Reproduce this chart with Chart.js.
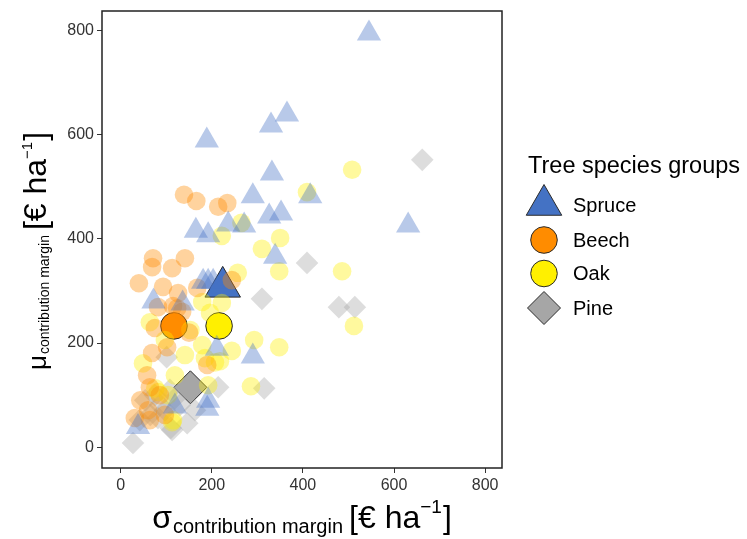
<!DOCTYPE html>
<html>
<head>
<meta charset="utf-8">
<script src="https://cdn.jsdelivr.net/npm/chart.js@4.4.1/dist/chart.umd.min.js"></script>
<style>
  html, body { margin: 0; padding: 0; background: #ffffff; }
  canvas { display: block; }
</style>
</head>
<body>
<canvas id="chart" width="747" height="539"></canvas>
<script>
// Stand-level economics: sigma (x) vs mu (y) of the contribution margin, €/ha
const speciesNames = ['Spruce', 'Beech', 'Oak', 'Pine'];

const spruceSigma = [545, 189, 330, 365, 332, 290, 271, 416, 326, 352, 236, 165, 192, 631, 339, 181, 192, 203, 72, 136, 211, 290, 192, 190, 38, 119];
const spruceMu    = [795, 589, 618, 639, 526, 482, 426, 482, 443, 449, 428, 416, 407, 426, 366, 318, 318, 318, 280, 276, 189, 174, 89, 74, 39, 78];

const beechSigma = [139, 166, 214, 234, 71, 69, 113, 141, 40, 93, 126, 168, 244, 82, 115, 124, 75, 69, 102, 58, 64, 190, 135, 43, 60, 86, 64, 97, 31, 150];
const beechMu    = [485, 473, 462, 469, 363, 346, 344, 363, 315, 308, 296, 306, 321, 269, 271, 267, 229, 181, 192, 138, 115, 158, 260, 90, 71, 100, 52, 62, 56, 220];

const oakSigma = [508, 409, 265, 222, 350, 310, 348, 257, 486, 222, 512, 293, 348, 244, 218, 286, 49, 64, 196, 115, 179, 141, 185, 207, 119, 82, 113, 192, 153, 97, 179, 76, 104];
const oakMu    = [533, 490, 431, 406, 402, 381, 338, 335, 338, 277, 233, 206, 192, 185, 165, 117, 161, 240, 258, 52, 196, 177, 171, 163, 138, 106, 48, 119, 225, 206, 279, 113, 100];

const pineSigma = [662, 409, 310, 479, 514, 315, 214, 146, 110, 27, 101, 163, 113, 54, 75, 86, 65, 97, 42, 119, 82, 130, 108];
const pineMu    = [552, 354, 285, 269, 269, 113, 115, 46, 37, 8, 173, 71, 33, 90, 100, 81, 62, 71, 52, 94, 56, 81, 110];

// group means (large outlined markers)
const meanSigma = [224, 117, 216, 153];
const meanMu    = [308, 233, 233, 115];

const axisTicks = [0, 200, 400, 600, 800];

const FONT = '"Liberation Sans", Arial, Helvetica, sans-serif';
const speciesColor = { Spruce: [68, 114, 196], Beech: [255, 140, 0], Oak: [255, 240, 0], Pine: [166, 166, 166] };
const speciesShape = { Spruce: 'triangle', Beech: 'circle', Oak: 'circle', Pine: 'rectRot' };
const plotRadius = { triangle: 14, circle: 9.3, rectRot: 11.3 };
const meanRadius = { triangle: 20.5, circle: 13.3, rectRot: 16.5 };

const rgba = (c, a) => `rgba(${c[0]},${c[1]},${c[2]},${a})`;
const pairs = (xs, ys) => xs.map((x, i) => ({ x: x, y: ys[i] }));

const rawSeries = { Spruce: [spruceSigma, spruceMu], Beech: [beechSigma, beechMu], Oak: [oakSigma, oakMu], Pine: [pineSigma, pineMu] };

const datasets = [];
speciesNames.forEach(name => {
  const shape = speciesShape[name];
  datasets.push({
    label: name + ' stands',
    data: pairs(rawSeries[name][0], rawSeries[name][1]),
    pointStyle: shape,
    pointRadius: plotRadius[shape],
    pointBackgroundColor: rgba(speciesColor[name], 0.38),
    pointBorderWidth: 0,
    pointBorderColor: 'rgba(0,0,0,0)'
  });
});
speciesNames.forEach((name, i) => {
  const shape = speciesShape[name];
  datasets.push({
    label: name,
    isMean: true,
    data: [{ x: meanSigma[i], y: meanMu[i] }],
    pointStyle: shape,
    pointRadius: meanRadius[shape],
    pointBackgroundColor: rgba(speciesColor[name], 1),
    pointBorderWidth: 1,
    pointBorderColor: '#2b2b2b'
  });
});

// Axis titles with sub/superscripts, drawn as runs of text pieces
function drawRun(ctx, pieces, center, baseline, rotated) {
  let total = 0;
  pieces.forEach(p => {
    ctx.font = `${p.size}px ${FONT}`;
    p.w = ctx.measureText(p.text).width;
    total += p.w + (p.gap || 0);
  });
  ctx.save();
  if (rotated) { ctx.translate(baseline, center); ctx.rotate(-Math.PI / 2); }
  else { ctx.translate(center, baseline); }
  ctx.fillStyle = '#000';
  ctx.textAlign = 'left';
  ctx.textBaseline = 'alphabetic';
  let x = -total / 2;
  pieces.forEach(p => {
    x += (p.gap || 0);
    ctx.font = `${p.size}px ${FONT}`;
    ctx.fillText(p.text, x, p.dy || 0);
    x += p.w;
  });
  ctx.restore();
}

function markerPath(ctx, shape, x, y, r) {
  ctx.beginPath();
  if (shape === 'circle') {
    ctx.arc(x, y, r, 0, Math.PI * 2);
  } else if (shape === 'triangle') {
    ctx.moveTo(x, y - r);
    ctx.lineTo(x + r * Math.sin(2 * Math.PI / 3), y + r / 2);
    ctx.lineTo(x - r * Math.sin(2 * Math.PI / 3), y + r / 2);
  } else {
    ctx.moveTo(x - r, y); ctx.lineTo(x, y - r); ctx.lineTo(x + r, y); ctx.lineTo(x, y + r);
  }
  ctx.closePath();
}

const panelAndLabels = {
  id: 'panelAndLabels',
  afterDraw(chart) {
    const ctx = chart.ctx;
    const a = chart.chartArea;
    // panel border
    ctx.save();
    ctx.strokeStyle = '#222';
    ctx.lineWidth = 1.5;
    ctx.strokeRect(a.left, a.top, a.right - a.left, a.bottom - a.top);
    ctx.restore();

    // axis titles
    drawRun(ctx, [
      { text: 'σ', size: 32 },
      { text: 'contribution margin', size: 20, dy: 5, gap: 1 },
      { text: '[€ ha', size: 32, gap: 6 },
      { text: '−1', size: 19, dy: -15 },
      { text: ']', size: 32, gap: 1 }
    ], (a.left + a.right) / 2, 528, false);

    drawRun(ctx, [
      { text: 'μ', size: 26 },
      { text: 'contribution margin', size: 14, dy: 3, gap: 1 },
      { text: '[€ ha', size: 32, gap: 5 },
      { text: '−1', size: 15, dy: -14 },
      { text: ']', size: 32, gap: 1 }
    ], 251, 46, true);

    // legend
    ctx.save();
    ctx.fillStyle = '#000';
    ctx.textAlign = 'left';
    ctx.textBaseline = 'alphabetic';
    ctx.font = `23.5px ${FONT}`;
    ctx.fillText('Tree species groups', 528, 173);
    const rowY = [205, 240, 273.5, 308];
    const means = chart.data.datasets.filter(d => d.isMean);
    means.forEach((d, i) => {
      markerPath(ctx, d.pointStyle, 544, rowY[i], d.pointRadius);
      ctx.fillStyle = d.pointBackgroundColor;
      ctx.fill();
      ctx.lineWidth = 1;
      ctx.strokeStyle = '#2b2b2b';
      ctx.stroke();
      ctx.fillStyle = '#000';
      ctx.font = `20px ${FONT}`;
      ctx.textBaseline = 'middle';
      ctx.fillText(d.label, 573, rowY[i] + 1);
    });
    ctx.restore();
  }
};

const axisCommon = {
  type: 'linear',
  afterBuildTicks: s => { s.ticks = axisTicks.map(v => ({ value: v })); },
  grid: { display: true, drawOnChartArea: false, drawTicks: true, tickLength: 5, color: '#333', lineWidth: 1 },
  border: { display: false },
  title: { display: false },
  ticks: { font: { family: FONT, size: 16 }, color: '#333', padding: 3, maxRotation: 0, autoSkip: false }
};

new Chart(document.getElementById('chart'), {
  type: 'scatter',
  data: { datasets: datasets },
  options: {
    responsive: false,
    animation: false,
    devicePixelRatio: 1,
    layout: { autoPadding: false, padding: { left: 0, top: 11, right: 245, bottom: 0 } },
    plugins: { legend: { display: false }, tooltip: { enabled: false } },
    scales: {
      x: Object.assign({}, axisCommon, {
        min: -41, max: 837,
        afterFit: s => { s.height = 71; s.paddingLeft = 0; s.paddingRight = 0; }
      }),
      y: Object.assign({}, axisCommon, {
        min: -40, max: 838,
        afterFit: s => { s.width = 102; s.paddingTop = 0; s.paddingBottom = 0; }
      })
    }
  },
  plugins: [panelAndLabels]
});
</script>
</body>
</html>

* [Aim]:
Return, unchanged, the lines from the first line of the material through the line that holds "74, 39, 78];", inclusive, omitting pictures.

* [Exercise response]:
Reproduce this chart with Chart.js.
<!DOCTYPE html>
<html>
<head>
<meta charset="utf-8">
<script src="https://cdn.jsdelivr.net/npm/chart.js@4.4.1/dist/chart.umd.min.js"></script>
<style>
  html, body { margin: 0; padding: 0; background: #ffffff; }
  canvas { display: block; }
</style>
</head>
<body>
<canvas id="chart" width="747" height="539"></canvas>
<script>
// Stand-level economics: sigma (x) vs mu (y) of the contribution margin, €/ha
const speciesNames = ['Spruce', 'Beech', 'Oak', 'Pine'];

const spruceSigma = [545, 189, 330, 365, 332, 290, 271, 416, 326, 352, 236, 165, 192, 631, 339, 181, 192, 203, 72, 136, 211, 290, 192, 190, 38, 119];
const spruceMu    = [795, 589, 618, 639, 526, 482, 426, 482, 443, 449, 428, 416, 407, 426, 366, 318, 318, 318, 280, 276, 189, 174, 89, 74, 39, 78];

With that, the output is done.